I am interested in evaluating the following integral for a general value of $\mu \in \mathbb{R}$: $$ I(\mu) = \int_{-\infty}^{\infty} \frac{2 e^{-0.5 (x - \mu)^2}}{e^{-0.5 (x - 1)^2} + e^{-0.5 (x + 1)^2}} \cdot \frac{1}{\sqrt{2\pi}} e^{-0.5 x^2} \, dx $$
The integrand combines a shifted normal distribution with a more complex term involving both $e^{(x - 1)^2}$ and $e^{(x + 1)^2}$ in the denominator (basically a likelihood ratio of a shifted Gaussian and the mixture of two unit-variance Gaussians with mean +1 and -1). I have already derived that $I(1) = 1$. Here is a brief outline of this derivation:
By adding and subtracting 1 from the integrand, I can rewrite the integral as: $$ I(1) = \int_{-\infty}^{\infty} \left( \frac{2 e^{-0.5 (x - 1)^2}}{e^{-0.5 (x - 1)^2} + e^{-0.5 (x + 1)^2}} - 1 + 1 \right) \cdot \frac{1}{\sqrt{2\pi}} e^{-0.5 x^2} \, dx $$
Separating terms, this becomes: $$ I(1) = \int_{-\infty}^{\infty} \left( \frac{2 e^{-0.5 (x - 1)^2}}{e^{-0.5 (x - 1)^2} + e^{-0.5 (x + 1)^2}} - 1 \right) \cdot \frac{1}{\sqrt{2\pi}} e^{-0.5 x^2} \, dx + \int_{-\infty}^{\infty} \frac{1}{\sqrt{2\pi}} e^{-0.5 x^2} \, dx $$
The first integral contains an odd function (integrating to zero over $(-\infty, \infty)$), while the second integral is the standard normal density, integrating to 1. Hence, $I(1) = 1$.
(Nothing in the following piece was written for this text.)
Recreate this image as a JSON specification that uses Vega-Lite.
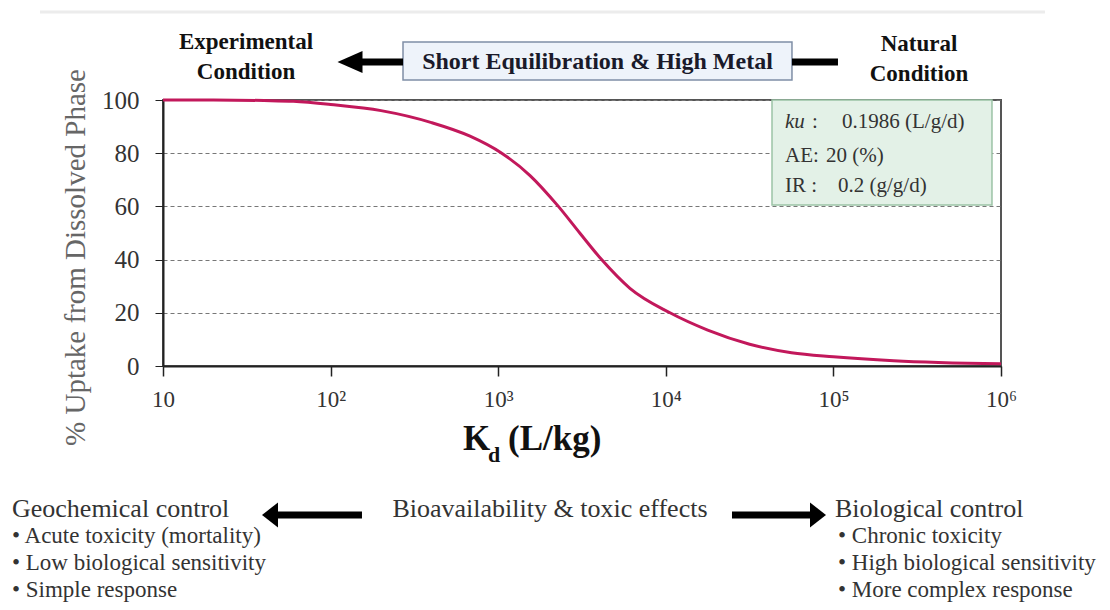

I am now interested in computing $I(\mu)$ for general $\mu$ or understanding its behavior as $\mu$ varies. Are there methods (e.g. connections to special functions) that could help in evaluating or approximating this integral for general $\mu$?
I have already computed the integral using Monte Carlo methods. I found that $I(\mu) < 1$ for $|\mu| > 1$ and $I(\mu) > 1$ for $|\mu| < 1$. I would particularly be interested in proving the former claim mathematically. I already had a look at the derivative of $f$ as this could help showing this claim but this is still a complicated integral.
Any insights would be greatly appreciated!